Os segredos epistêmicos do direito do trabalho

Pedro Augusto Gravatá Nicoli, Flávia Souza Máximo Pereira

Resumo


Este artigo quer revolver segredos epistêmicos do direito do trabalho. Por meio de pesquisa teórica interdisciplinar, de natureza especulativa e vinculada a campos epistemológicos dissidentes, pretende demonstrar como os processos de intelecção dos fundamentos e categorias do direito do trabalho estão, em si, atravessados pelo poder. Poder que se expressa sob a forma da colonialidade, racismo, sexismo e LGBTfobia.
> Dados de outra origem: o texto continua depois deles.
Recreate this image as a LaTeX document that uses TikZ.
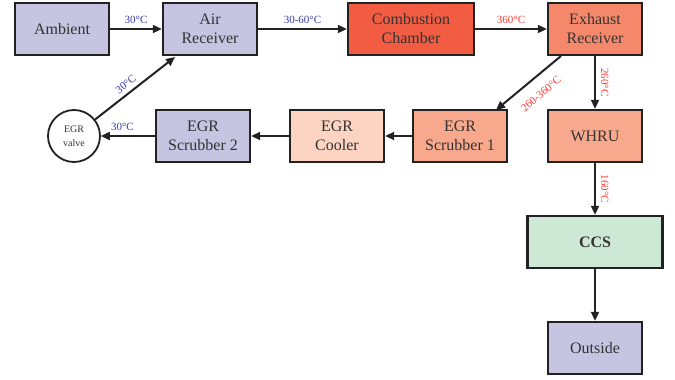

Não como fenômenos secundários ou externos, mas como elementos constitutivos desses saberes. O artigo aproxima a teorização contra-hegemônica vinda desses campos subalternos e os elementos fático-jurídicos do emprego protegido no Brasil, em quatro frentes. No campo das teorias decoloniais, a subordinação jurídica na definição da relação de emprego será discutida em sua colonialidade. Nos feminismos, em dois tempos: a onerosidade, relida a partir dos universos estruturantes das teorias da reprodução social e do trabalho doméstico, e a não-eventualidade relocalizada a partir dos saberes feministas do cuidado e sua complexificação das temporalidades no plural. Em dimensões do pensamento negro contemporâneo radical, faz-se a crítica à pessoalidade, em especial pela lente do afropessimismo. E nos tensionamentos da teoria queer, problematiza a normatização dos corpos humanos como lugar básico da ideia de pessoa física. Em cada um dos pareamentos, os resultados são novas perguntas, que desestabilizam as categorias jurídico-trabalhistas, ao endereçarem a inquietação pelo desvelamento dos segredos. Ao final, conclui-se por uma necessária ampliação das inteligibilidades jurídica dos temas tratados e indicam-se caminhos para uma teoria-outra do conhecimento do direito do trabalho.

Palavras-chave


Direito do trabalho; Epistemologias; Colonialidade; Raça; Gênero; Sexualidade.